Vrede van Aken, zeszijdig, Rusland en Pruisen hergebruikt



Ovaalvormige pijpenkop met zes vlakken, mal uit de periode 1748-1753, maar hergebruikt in de vroege 19e eeuw. De pijp is gewijd aan de vrede van Aken. Op het ovale oppervlak van de pijpenkop zijn zes vlakken aangebracht, met vanaf de persnaden aan elke zijde van de kop drie gelijkmatige vlakken. Boven de vlakken is nog een klein van de oorspronkelijke ovalen vorm van de pijpenkop zichtbaar. Dit vormt de ketelrand, die is gebotterd en geradeerd. De vlakken lopen tot dichtbij de steelaanzet, maar is onder de vlakken niet meer gedecoreerd. Naar de roker toe zijn twee cirkelvormige omlijstingen als een tekstband zichtbaar, in de lijsten staan twee portretten. Links staat het portret van tsarina Catharina de Grote van Rusland, rechts dat van Frederik II van Pruisen. In de tekstband onder de ovalen staat: K RUSSIE en K PRUISE. Op de zijden van de pijp staan wapenschilden. Links staan het wapen van Rusland boven dat van Hongarije. Rechts staat het wapen van Rusland boven dat van Pruisen. Van de roker af staan nog twee portretten in een ovaal. Links staat keizer Frans I van Polen en rechts Maria Theresa van Hongarije. Onder hun portretten staat: KYSE.. en ..ERIN. Door het slijten van de mal was er geen ruimte meer voor keizer en keizerin. Boven alle portretten en wapens staat een bladerkroon. De zes vlakken worden aan de onderzijde met een halfronde boog afgesloten, met op de scheidingen een druppel als versieringselement.

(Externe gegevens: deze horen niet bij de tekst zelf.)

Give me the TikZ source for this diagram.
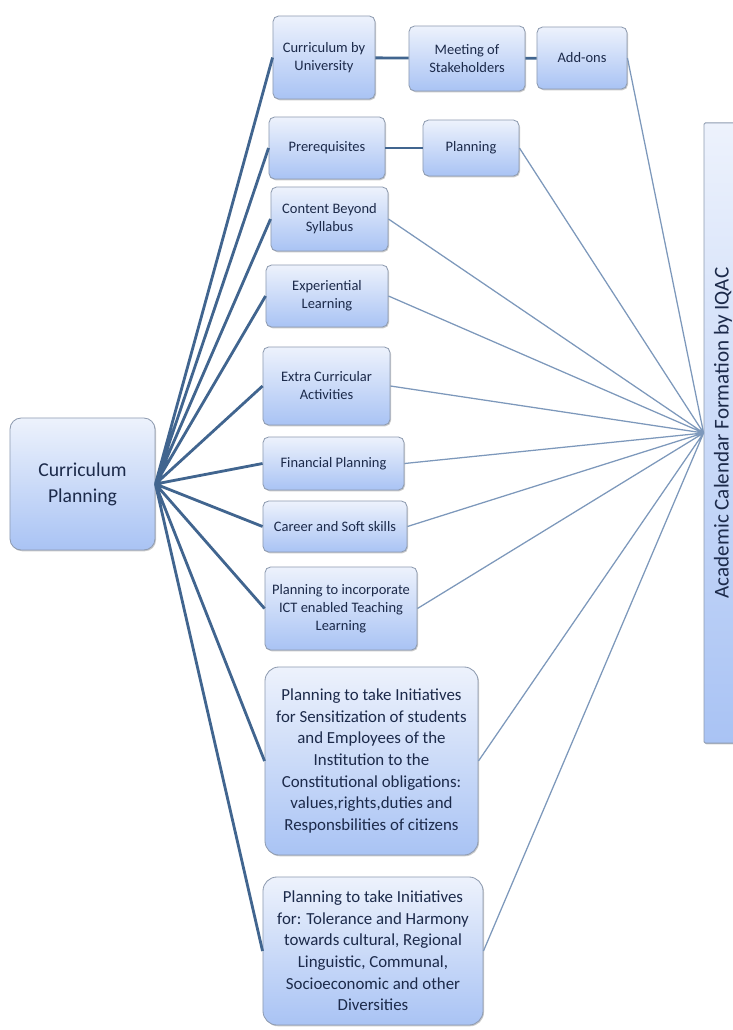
\documentclass[tikz,border=0pt]{standalone}
\usepackage{fontspec}
\setmainfont{Carlito}
\usepackage{tikz}
\usetikzlibrary{shadows}
\definecolor{boxtop}{HTML}{EDF2FC}
\definecolor{boxbot}{HTML}{A9C3F4}
\definecolor{boxline}{HTML}{8E9BB0}
\definecolor{inkblue}{HTML}{1C2A4A}
\definecolor{fanblue}{HTML}{41658F}
\definecolor{calblue}{HTML}{7D98BB}
\tikzset{
  topic/.style={draw=boxline, line width=0.6pt, rounded corners=4pt, align=center, inner sep=2pt,
    top color=boxtop, bottom color=boxbot, text=inkblue, font=\fontsize{10.3}{12.8}\selectfont,
    drop shadow={shadow xshift=0.7pt, shadow yshift=-0.9pt, opacity=0.35, fill=black!60}},
  bigtopic/.style={topic, rounded corners=10pt, font=\fontsize{12}{15.4}\selectfont},
  roottopic/.style={topic, rounded corners=8pt, font=\fontsize{14}{18.5}\selectfont},
  calbar/.style={topic, rounded corners=1pt, rotate=90, font=\fontsize{15}{18}\selectfont},
  fanline/.style={draw=fanblue, line width=2pt},
  calline/.style={draw=calblue, line width=0.9pt}
}

\begin{document}
\begin{tikzpicture}[x=0.025cm, y=-0.025cm]
  \useasboundingbox (0,0) rectangle (732,1030);

  % left root and right calendar bar
  \node[roottopic, minimum width=3.625cm, minimum height=3.3cm] (root) at (82.5,484) {Curriculum\\Planning};
  \node[calbar, minimum width=15.5cm, minimum height=0.95cm] (iqac) at (723,433) {Academic Calendar Formation by IQAC};

  % middle column
  \node[topic, minimum width=2.55cm, minimum height=2.075cm] (univ) at (324,57.5) {Curriculum by\\University};
  \node[topic, minimum width=2.9cm, minimum height=1.625cm] (meet) at (467,58.5) {Meeting of\\Stakeholders};
  \node[topic, minimum width=2.25cm, minimum height=1.55cm] (addon) at (582,58) {Add-ons};
  \node[topic, minimum width=2.9cm, minimum height=1.55cm] (prereq) at (327,148) {Prerequisites};
  \node[topic, minimum width=2.4cm, minimum height=1.4cm] (plan) at (471,148) {Planning};
  \node[topic, minimum width=2.925cm, minimum height=1.6cm] (beyond) at (329.5,219) {Content Beyond\\Syllabus};
  \node[topic, minimum width=3.05cm, minimum height=1.55cm] (exper) at (327,296) {Experiential\\Learning};
  \node[topic, minimum width=3.175cm, minimum height=1.95cm] (extra) at (326.5,386) {Extra Curricular\\Activities};
  \node[topic, minimum width=3.525cm, minimum height=1.325cm] (fin) at (333.5,463.5) {Financial Planning};
  \node[topic, minimum width=3.6cm, minimum height=1.275cm] (career) at (335,526.5) {Career and Soft skills};
  \node[topic, minimum width=3.8cm, minimum height=2.075cm] (ict) at (341,608.5) {Planning to incorporate\\ICT enabled Teaching\\Learning};
  \node[bigtopic, minimum width=5.325cm, minimum height=4.7cm] (sens) at (371.5,761) {Planning to take Initiatives\\for Sensitization of students\\and Employees of the\\Institution to the\\Constitutional obligations:\\values,rights,duties and\\Responsbilities of citizens};
  \node[bigtopic, minimum width=5.5cm, minimum height=3.7cm] (toler) at (373,951) {Planning to take Initiatives\\for: Tolerance and Harmony\\towards cultural, Regional\\Linguistic, Communal,\\Socioeconomic and other\\Diversities};

  % fan from the root
  \draw[fanline] (root.east) -- (univ.west)   (root.east) -- (prereq.west)
                 (root.east) -- (beyond.west) (root.east) -- (exper.west)
                 (root.east) -- (extra.west)  (root.east) -- (fin.west)
                 (root.east) -- (career.west) (root.east) -- (ict.west)
                 (root.east) -- (sens.west)   (root.east) -- (toler.west);
  \draw[fanline] (univ) -- (meet);
  \draw[fanline] (meet) -- (addon);
  \draw[fanline] (prereq) -- (plan);

  % lines into the calendar bar
  \draw[calline] (addon.east) -- (iqac.north)  (plan.east) -- (iqac.north)
                 (beyond.east) -- (iqac.north) (exper.east) -- (iqac.north)
                 (extra.east) -- (iqac.north)  (fin.east) -- (iqac.north)
                 (career.east) -- (iqac.north) (ict.east) -- (iqac.north)
                 (sens.east) -- (iqac.north)   (toler.east) -- (iqac.north);
\end{tikzpicture}
\end{document}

Op de linker- en rechterzijde van de hiel staat het wapen van Gouda met S. Op de hiel staat het merk 54 gekroond, in deze periode (1800-1833) in gebruik door Pieter Stomman (Lit. 2).

De steel is gedecoreerd geweest. Op de steelaanzet staat een omgekeerd schubbenmotief die doorloopt tot de steelbreuk, met iets meer dan een centimeter steel. Het motief is in die zin opvallend, dat de andere steeldecoraties in de aanzet begonnen met een motief van acanthusbladeren. Hieraan is, als één van de afwijkingen ten opzichte van de vroegere mal, te zien dat de mal is aangepast en hergebruikt.

 

19e eeuwse sporen:

-Mal van lage kwaliteit, gravering licht bijgewerkt.

-Radering ronde de ketelopening is snel gezet, een typisch tijdskenmerk.

-Goudse wapenschilden liggen 'dik' op de zijden van de hiel, zijn klein en moeilijk te ontcijferen, S staat nu op het gedecoreerde model (vgl. modellen uit 1748).

-steeldecoratie veranderd in een relatief eenvoudig schubbenmotief.

-de manier waarop het hielmerk is gegraveerd is in basis laat 18e eeuws en verder.